> Task prompt:
Gather all lines containing the string "chart" and copy them out.

> Supplied information:
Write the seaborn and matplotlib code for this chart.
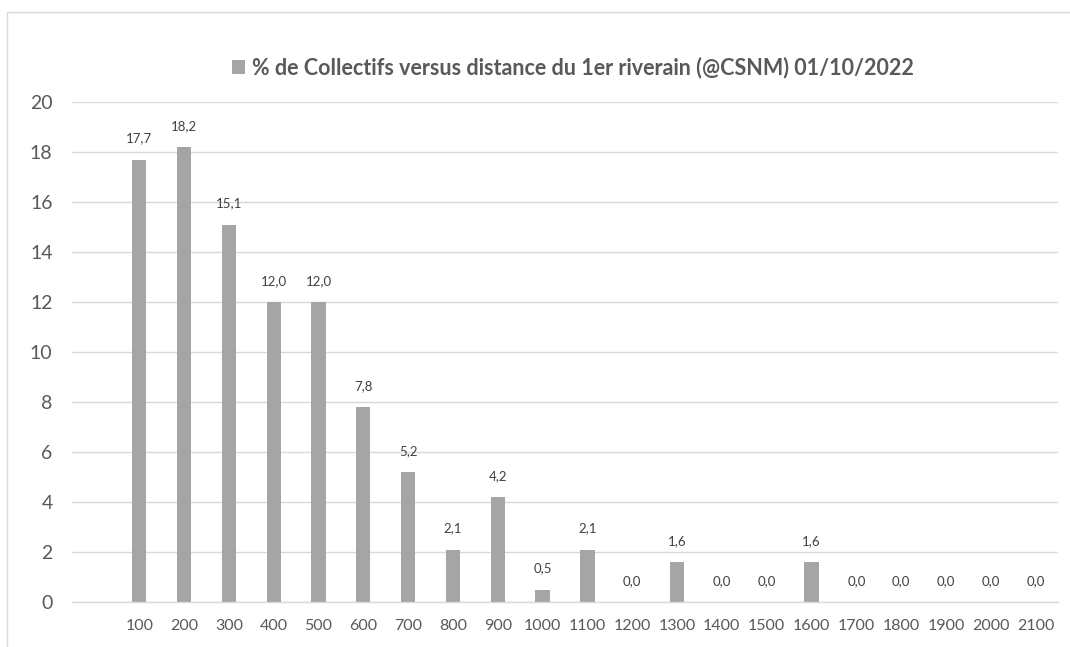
import matplotlib
matplotlib.use("Agg")
import matplotlib.pyplot as plt
import seaborn as sns
import pandas as pd
from matplotlib.patches import Patch, Rectangle

categories = ["100", "200", "300", "400", "500", "600", "700", "800", "900", "1000",
              "1100", "1200", "1300", "1400", "1500", "1600", "1700", "1800", "1900",
              "2000", "2100"]
values = [17.7, 18.2, 15.1, 12.0, 12.0, 7.8, 5.2, 2.1, 4.2, 0.5,
          2.1, 0.0, 1.6, 0.0, 0.0, 1.6, 0.0, 0.0, 0.0, 0.0, 0.0]
series_name = "% de Collectifs versus distance du 1er riverain (@CSNM) 01/10/2022"
yticks = [0, 2, 4, 6, 8, 10, 12, 14, 16, 18, 20]

BAR = "#A5A5A5"
GRID = "#D9D9D9"
TXT = "#595959"
FONT = ["Lato", "DejaVu Sans"]

sns.set_theme(style="white")
plt.rcParams["font.family"] = FONT

df = pd.DataFrame({"cat": categories, "val": values})

fig = plt.figure(figsize=(10.70, 6.47), dpi=100)
W, H = 1070, 647
ax = fig.add_axes([72 / W, (H - 602) / H, (1058 - 72) / W, 500 / H])

# outer chart frame
fig.patches.append(Rectangle((7 / W, -0.05), 1.2, (H - 12) / H + 0.05,
                             transform=fig.transFigure, fill=False,
                             edgecolor=GRID, linewidth=1.0))

sns.barplot(data=df, x="cat", y="val", color=BAR, width=0.32, ax=ax,
            saturation=1, edgecolor="none", order=categories)

ax.set_xlim(-1.5, 20.5)
ax.set_ylim(0, 20)
ax.set_yticks(yticks)
ax.set_yticklabels([str(v) for v in yticks])
ax.grid(axis="y", color=GRID, linewidth=1.0)
ax.set_axisbelow(True)
for s in ["top", "right", "left"]:
    ax.spines[s].set_visible(False)
ax.spines["bottom"].set_color(GRID)
ax.spines["bottom"].set_linewidth(1.0)
ax.set_xlabel("")
ax.set_ylabel("")
ax.tick_params(axis="y", length=0, pad=14, labelsize=14, labelcolor=TXT)
ax.tick_params(axis="x", length=0, pad=12, labelsize=11.5, labelcolor=TXT)

for i, v in enumerate(values):
    ax.annotate(f"{v:.1f}".replace(".", ","), xy=(i, v), xytext=(0, 15),
                textcoords="offset pixels", ha="center", va="bottom",
                fontsize=9.5, color="#404040")

ax.legend(handles=[Patch(facecolor=BAR, edgecolor="none", label=series_name)],
          loc="center", bbox_to_anchor=((573 - 72) / 986, 1.068), frameon=False,
          handlelength=0.6, handleheight=0.6, handletextpad=0.3,
          prop={"weight": "bold", "size": 15.5, "family": FONT},
          labelcolor=TXT)

fig.savefig("out.png", dpi=100, facecolor="white")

> Worked solution:
Write the seaborn and matplotlib code for this chart.
# outer chart frame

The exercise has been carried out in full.